Rollins also pointed out laws that says landlords are responsible for fixing something that puts a tenant's physical health or safety in danger. It's mandatory as long as the tenant has notified the landlord about the issue and they're paying their rent in full.

Unless the condition (like an air conditioner) was destroyed by someone in the apartment (the tenant, a guest, etc.) or unless the tenant properly waived their rights in their lease contract (which is rare and would not apply to apartment complexes), the landlord is responsible for "repair or remedy."

So you've done all of that, but no one's come by to fix the A/C. What can you do now?

According to Rollins and Chapter 92, there are three main ways to handle this:

  1. End the lease and move
  2. Sue management for one month's rent, an additional $500, damages, court costs, attorney fees, and for rent to be lowered until the AC is fixed (Sec. 92.0563)
  3. Have someone outside of apartment management fix it and have that cost deducted from your next rent payment (Sec. 92.0561).

If you decide to move out of the complex, you can still sue the apartment managers.

If you go with the "repair and deduct" option, there are extra steps to this:

  1. After sending a repair request, send a warning that you'll hire someone else to fix the A/C and you'll subtract that cost from your next rent payment. That warning should have a "reasonable description" of what you want to fix.
  2. Have an official inspector (from local housing, building, health, etc.) send a written notice to your landlord that the A/C's current condition can affect an ordinary tenant's health or safety.
  3. Have the repair done by an official company, contractor, or repairman from your area or a nearby area. Unless the landlord agreed otherwise, the repair cannot be done by you, your immediate family, any employer/employees, or a company that you have any ownership of.
  4. When you make your next rent payment, you have to show a copy of the repair bill along with the payment receipt to have the cost deducted. The bill and receipt can be the same document.

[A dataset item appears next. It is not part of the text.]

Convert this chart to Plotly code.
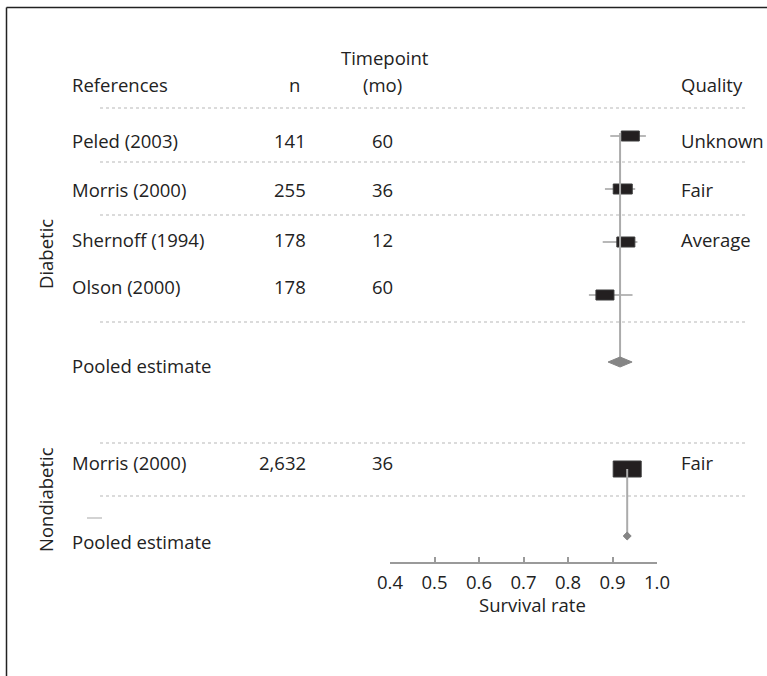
import plotly.graph_objects as go

# ---- data -------------------------------------------------------------
studies = ["Peled (2003)", "Morris (2000)", "Shernoff (1994)", "Olson (2000)", "Morris (2000)"]
groups = ["Diabetic", "Diabetic", "Diabetic", "Diabetic", "Nondiabetic"]
n_values = ["141", "255", "178", "178", "2,632"]
timepoints = ["60", "36", "12", "60", "36"]
quality = ["Unknown", "Fair", "Average", "", "Fair"]
estimate = [0.940, 0.923, 0.930, 0.883, 0.933]
ci_low = [0.895, 0.883, 0.878, 0.847, 0.930]
ci_high = [0.975, 0.951, 0.956, 0.945, 0.936]

pooled_groups = ["Diabetic", "Nondiabetic"]
pooled_est = [0.917, 0.933]
pooled_low = [0.890, 0.924]
pooled_high = [0.944, 0.942]

tick_values = [0.4, 0.5, 0.6, 0.7, 0.8, 0.9, 1.0]
tick_labels = ["0.4", "0.5", "0.6", "0.7", "0.8", "0.9", "1.0"]

# ---- layout constants ------------------------------------------------
W, H = 767, 676
AX_X0, AX_X1 = 390, 657          # pixel extent of the survival-rate axis
AX_Y = 563                       # pixel row of the axis line
PX_PER_UNIT = (AX_X1 - AX_X0) / (tick_values[-1] - tick_values[0])

mark_y = [136, 189, 242, 295, 469]       # study marker rows
text_y = [140, 189, 239, 286, 462]       # study label rows
box_w_px = [18, 19, 18, 18, 28]          # square size ~ study weight
box_h_px = [10, 10, 10, 10, 16]
pooled_mark_y = [362, 536]
pooled_text_y = [365, 541]
pooled_h_px = [10, 8]
line_top = [133, 469]                    # top of each pooled reference line
separators = [108, 162, 215, 322, 443, 496]

TEXT = "#222222"
FONT = "Open Sans"
FS = 18.5


def px(x):
    return x / W


fig = go.Figure()

# confidence-interval whiskers
fig.add_trace(go.Scatter(
    x=estimate, y=mark_y, mode="markers",
    marker=dict(size=1, color="rgba(0,0,0,0)"),
    error_x=dict(type="data", symmetric=False,
                 array=[h - e for h, e in zip(ci_high, estimate)],
                 arrayminus=[e - l for e, l in zip(estimate, ci_low)],
                 width=0, color="#a0a0a0", thickness=1.5),
    hoverinfo="skip", showlegend=False,
))

shapes = []
# dotted row separators
for yy in separators:
    shapes.append(dict(type="line", xref="paper", yref="y", x0=px(100), x1=px(747),
                       y0=yy, y1=yy, line=dict(color="#cfcfcf", width=1.5, dash="dot"),
                       layer="below"))
# study squares
for e, yy, bw, bh in zip(estimate, mark_y, box_w_px, box_h_px):
    hw = bw / 2 / PX_PER_UNIT
    shapes.append(dict(type="rect", xref="x", yref="y", x0=e - hw, x1=e + hw,
                       y0=yy - bh / 2, y1=yy + bh / 2,
                       fillcolor="#231f20", line=dict(color="#3a3a3a", width=1),
                       layer="above"))
# pooled reference lines and diamonds
for pe, lo, hi, top, yy, dh in zip(pooled_est, pooled_low, pooled_high,
                                   line_top, pooled_mark_y, pooled_h_px):
    shapes.append(dict(type="line", xref="x", yref="y", x0=pe, x1=pe, y0=top, y1=yy,
                       line=dict(color="#ababab", width=2), layer="above"))
    path = f"M {lo},{yy} L {pe},{yy - dh / 2} L {hi},{yy} L {pe},{yy + dh / 2} Z"
    shapes.append(dict(type="path", xref="x", yref="y", path=path,
                       fillcolor="#858585", line=dict(color="#858585", width=1),
                       layer="above"))
# small stray rule left of the nondiabetic block
shapes.append(dict(type="line", xref="paper", yref="y", x0=px(87), x1=px(102),
                   y0=518, y1=518, line=dict(color="#c4c4c4", width=1.5)))
# frame on the top and left
shapes.append(dict(type="line", xref="paper", yref="paper", x0=px(6.5), x1=1,
                   y0=1 - 7.5 / H, y1=1 - 7.5 / H, line=dict(color="#222", width=1.5)))
shapes.append(dict(type="line", xref="paper", yref="paper", x0=px(6.5), x1=px(6.5),
                   y0=0, y1=1 - 7.5 / H, line=dict(color="#222", width=1.5)))

ann = []


def label(text, x, y, anchor="left", angle=0):
    ann.append(dict(text=text, xref="paper", yref="y", x=px(x), y=y,
                    xanchor=anchor, yanchor="middle", showarrow=False,
                    borderpad=0, borderwidth=0,
                    textangle=angle, font=dict(family=FONT, size=FS, color=TEXT)))


# column headers
label("References", 72, 84)
label("n", 294, 84, "center")
label("Timepoint", 385, 57, "center")
label("(mo)", 382, 84, "center")
label("Quality", 681, 84)

# study rows
for s, nv, tp, q, ty in zip(studies, n_values, timepoints, quality, text_y):
    label(s, 72, ty)
    label(nv, 306, ty, "right")
    label(tp, 382, ty, "center")
    if q:
        label(q, 681, ty)

for ty in pooled_text_y:
    label("Pooled estimate", 72, ty)

# group labels
label(pooled_groups[0], 45, 254, "center", -90)
label(pooled_groups[1], 45, 500, "center", -90)

# axis title
label("Survival rate", 532, 604, "center")

fig.update_layout(
    width=W, height=H,
    margin=dict(l=0, r=0, t=0, b=0, pad=0, autoexpand=False),
    paper_bgcolor="white", plot_bgcolor="white",
    showlegend=False,
    shapes=shapes, annotations=ann,
    xaxis=dict(domain=[px(AX_X0), px(AX_X1)], range=[tick_values[0], tick_values[-1]],
               anchor="free", position=(H - AX_Y) / H,
               showline=True, linecolor="#9a9a9a", linewidth=1.5,
               ticks="inside", ticklen=5, tickwidth=1.5, tickcolor="#9a9a9a",
               tickvals=tick_values, ticktext=tick_labels, ticklabelstandoff=3,
               tickfont=dict(family=FONT, size=FS, color=TEXT),
               showgrid=False, zeroline=False, fixedrange=True, automargin=False),
    yaxis=dict(domain=[0, 1], range=[H, 0], visible=False, fixedrange=True),
)

fig.write_html("out.html")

If the landlord fixes the A/C or sends an affidavit for delay between the time you contacted a repairperson and the time that person starts the job, then the landlord's responsible for the repairperson's trip charge. If there's still a repair cost, you can deduct that charge from your next rent payment.


Rollins says information like this isn't common knowledge, but that's what the Texas Tenants Union is for.

"We do Tenant's Rights education," she said. "We try to give them a heads-up in advance on how to maneuver through situations like this."

The organization hosts online Tenant's Rights Workshops on the second Monday of each month. 

Their next one will be on Monday, August 8 at 6:30 p.m.